De son côté, le gouvernement se veut rassurant. La création d’une « plateforme d’enregistrement et d’accréditations des correspondants de presse » au Burkina Faso répond d’une part à un besoin d’identification et de protection des correspondants de presse internationale (nationaux et étrangers), et d’autre part à une nécessité de dématérialiser les demandes d’accréditation des journalistes non résidants.  « L’identification favorisant la protection du journaliste dans l’exercice de son métier est une formalité gratuite et sans incidence sur le libre exercice », rassure le ministre Tamboura.

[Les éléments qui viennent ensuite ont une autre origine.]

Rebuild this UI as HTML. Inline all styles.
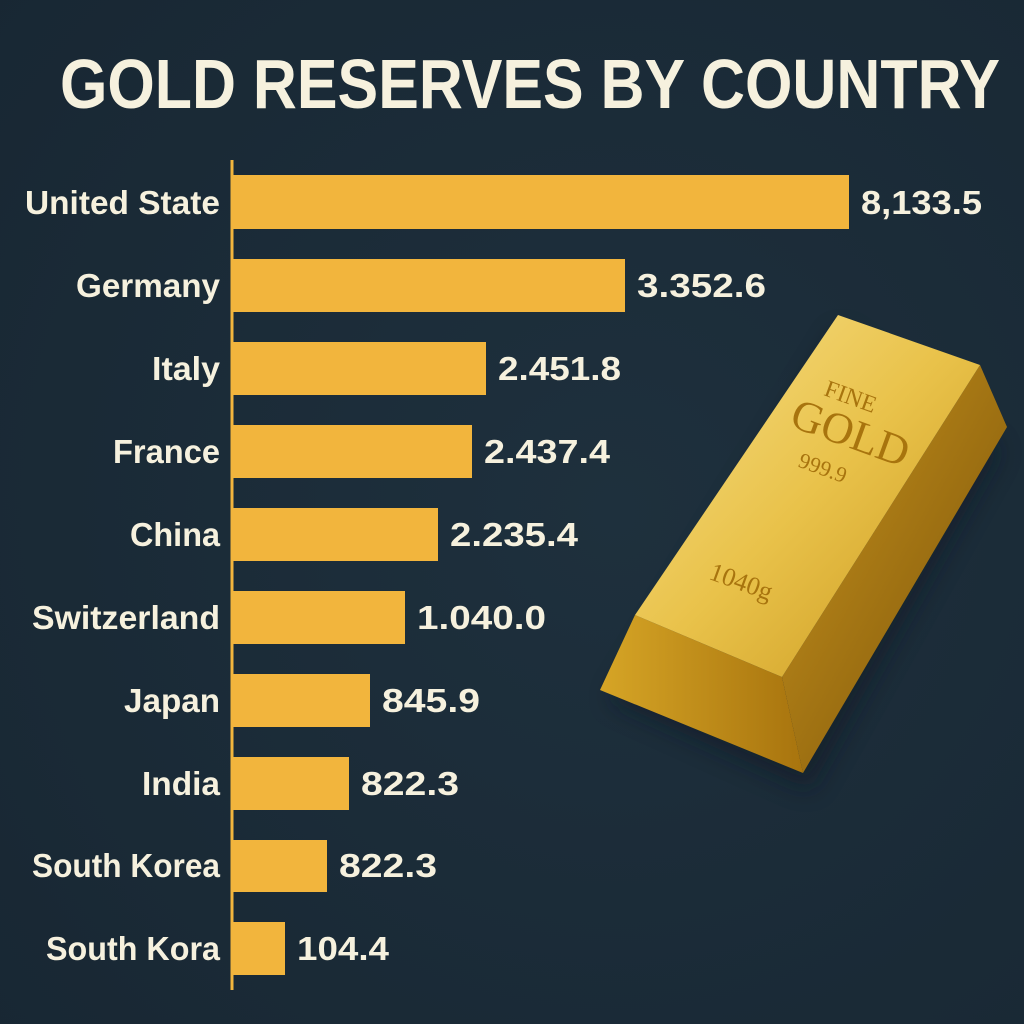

De tout ce qui précède, RSF recommande de mettre un terme aux expulsions arbitraires de journalistes étrangers ; de veiller à ce que le projet de plateforme d’accréditation ne constitue ni un outil de surveillance des journalistes ni un moyen de contrôler leurs sujets et leurs déplacements ; et autoriser l’accès des journalistes aux zones de conflit et aux sites d’accueil de déplacés.

De ces recommandations, le gouvernement y a apporté des précisions.

  • Qu’aucun journaliste n’a été expulsé arbitrairement ; si expulsion il y a eu, c’est conformément aux lois et règlements du Burkina Faso et toute liberté ne s’exerce que dans un Etat de droit.
  • Que la plateforme est une opération de dématérialisation des procédures d’accréditation préalablement existantes et que l’institution en ligne d’une identification des correspondants de presse nationale et internationale est une avancée organisationnelle au profit des journalistes et de leurs médias. Plusieurs correspondants de presse nationale et internationale rencontrés le 28 juin 2021 ont salué cette avancée.
  • Qu’il s’agit d’une décision responsable qui vise non seulement la sécurité des journalistes, mais aussi le respect de la dignité des personnes déplacées. C’est une mesure conservatoire qui pourrait être levée lorsque les conditions sécuritaires seraient meilleures.